Wearing pantyhose tights and nothing else on your bottom half in a hot yoga class. They’re completely see-through and they give a bank robber mask distortion to your ‘parts’ which is quite grotesque.
In the USA burned-out executives can take a week’s ‘vacation’ of total rest by being put into an induced coma in hospital. Yep, apparently, it’s true.
Wearing wool ballet trousers, leg warmers and wool leotards in hot yoga. Work harder if you want to feel warmer. Yes, the clothes weigh about another kilo once they are soaked in sweat increasing your calorie burn but using your muscle and holding poses longer will be way more effective and less stinky.

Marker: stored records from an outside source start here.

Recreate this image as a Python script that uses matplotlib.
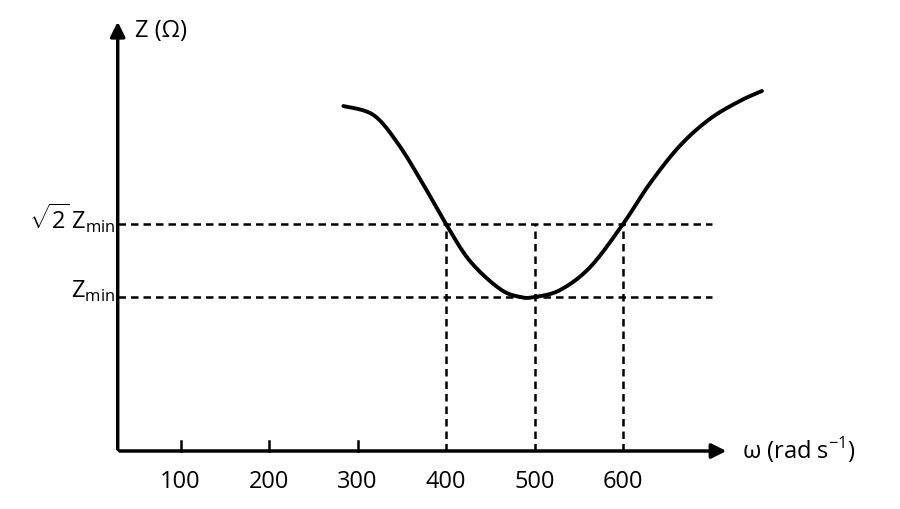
import matplotlib
matplotlib.use("Agg")
import matplotlib.pyplot as plt
import numpy as np

plt.rcParams['font.family'] = ['Open Sans', 'DejaVu Sans']
plt.rcParams['mathtext.fontset'] = 'custom'
plt.rcParams['mathtext.rm'] = 'Open Sans'

# curve: omega (rad/s) vs Z (arbitrary units, axis = 0)
omega = [284, 318, 346, 374, 400, 427, 461, 484, 500, 529, 563, 600, 630, 664, 698, 732, 757]
z = [345, 336, 307, 267, 227, 190, 162, 154, 154, 161, 184, 227, 267, 305, 332, 350, 360]
tick_vals = [100, 200, 300, 400, 500, 600]
z_min = 154
z_root2 = 227
marks = [400, 500, 600]

x0 = 29      # omega at the y axis
x_end = 720  # omega at x arrow tip
y_top = 432


def smooth(xs, ys, n=20):
    # catmull-rom pass through the read points, just for a round line
    p = np.column_stack([xs, ys]).astype(float)
    p = np.vstack([p[0], p, p[-1]])
    out = []
    t = np.linspace(0, 1, n, endpoint=False)[:, None]
    for i in range(1, len(p) - 2):
        a, b, c, d = p[i - 1], p[i], p[i + 1], p[i + 2]
        out.append(0.5 * (2 * b + (-a + c) * t + (2 * a - 5 * b + 4 * c - d) * t**2
                          + (-a + 3 * b - 3 * c + d) * t**3))
    out.append(p[-2][None, :])
    out = np.vstack(out)
    return out[:, 0], out[:, 1]


fig = plt.figure(figsize=(9, 5.1), dpi=100)
ax = fig.add_axes([0, 0, 1, 1])
ax.set_xlim(-104, 913)
ax.set_ylim(-58, 452)
ax.axis('off')

arrow = dict(arrowstyle='-|>', lw=2.5, color='black', mutation_scale=22)
ax.annotate('', xy=(x_end, 0), xytext=(x0 - 1, 0), arrowprops=arrow)
ax.annotate('', xy=(x0, y_top), xytext=(x0, -1), arrowprops=arrow)

sx, sy = smooth(omega, z)
ax.plot(sx, sy, color='black', lw=2.8, solid_capstyle='round')

dash = dict(color='black', lw=1.8, ls=(0, (3, 2)))
ax.plot([x0, 700], [z_min, z_min], **dash)
ax.plot([x0, 700], [z_root2, z_root2], **dash)
for m in marks:
    ax.plot([m, m], [0, z_root2], **dash)
for t in tick_vals:
    if t not in marks:
        ax.plot([t, t], [0, 10], color='black', lw=1.8)
    ax.text(t, -18, str(t), ha='center', va='top', fontsize=17)

ax.text(x0 + 20, 421, 'Z (Ω)', ha='left', va='center', fontsize=17)
ax.text(x_end + 14, 2, 'ω (rad s$^{-1}$)', ha='left', va='center', fontsize=17)
ax.text(x0 - 3, z_min + 7, r'Z$_{\mathrm{min}}$', ha='right', va='center', fontsize=17)
ax.text(x0 - 3, z_root2 + 7, r'$\sqrt{2}\,$Z$_{\mathrm{min}}$', ha='right', va='center', fontsize=17)

fig.savefig('out.png', dpi=100)
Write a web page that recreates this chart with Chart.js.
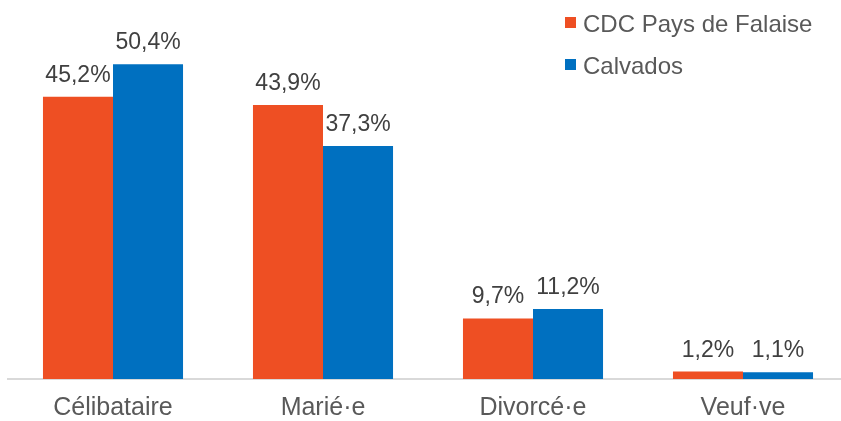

Fasting: this shouldn’t be in the ‘silly’ list because its health benefits are unparalleled when undertaken wisely. However, taken as a trend, not prepared for and not done carefully, can be quite damaging. It may be becoming more mainstream this year. One of our teachers did a two-week water fast and broke it on sausage (hence the inclusion here, Steve!).
Taking at least three different drinks into the yoga class with you. A coffee for energy, a rehydration water to counter the coffee, and a coconut water for savasana. Metal water bottles. This trend may well reduce plastic consumption but, if they are not put in a padded case, they destroy your relaxing savasana (excuse my Sanskrit). Nerve shattering clangs as they hit the floor every time someone moves an arm or leg has created a whole new stress for yogis to transcend and many a meditation is now ruined by these. Maybe 2019 could herald in a silent bottle…or we just turn the music up louder?
Nude yoga. Taking it off still hasn’t taken off, but the fact it still exists is interesting. Perhaps it’ll unveil itself fully (pun intended!) in 2019?
Vag-a Yoga: ladies sit in a circle, each with a mirror. Not sure what it has to do with yoga. (Note to self – do not try to find out.)
Grip toe socks. I have vetted over 150 teachers. Every single one has trouble not laughing when you wear these. Not one of us has any idea why you would wear them. If any rainbow toe sock wearer would like to enlighten us please do.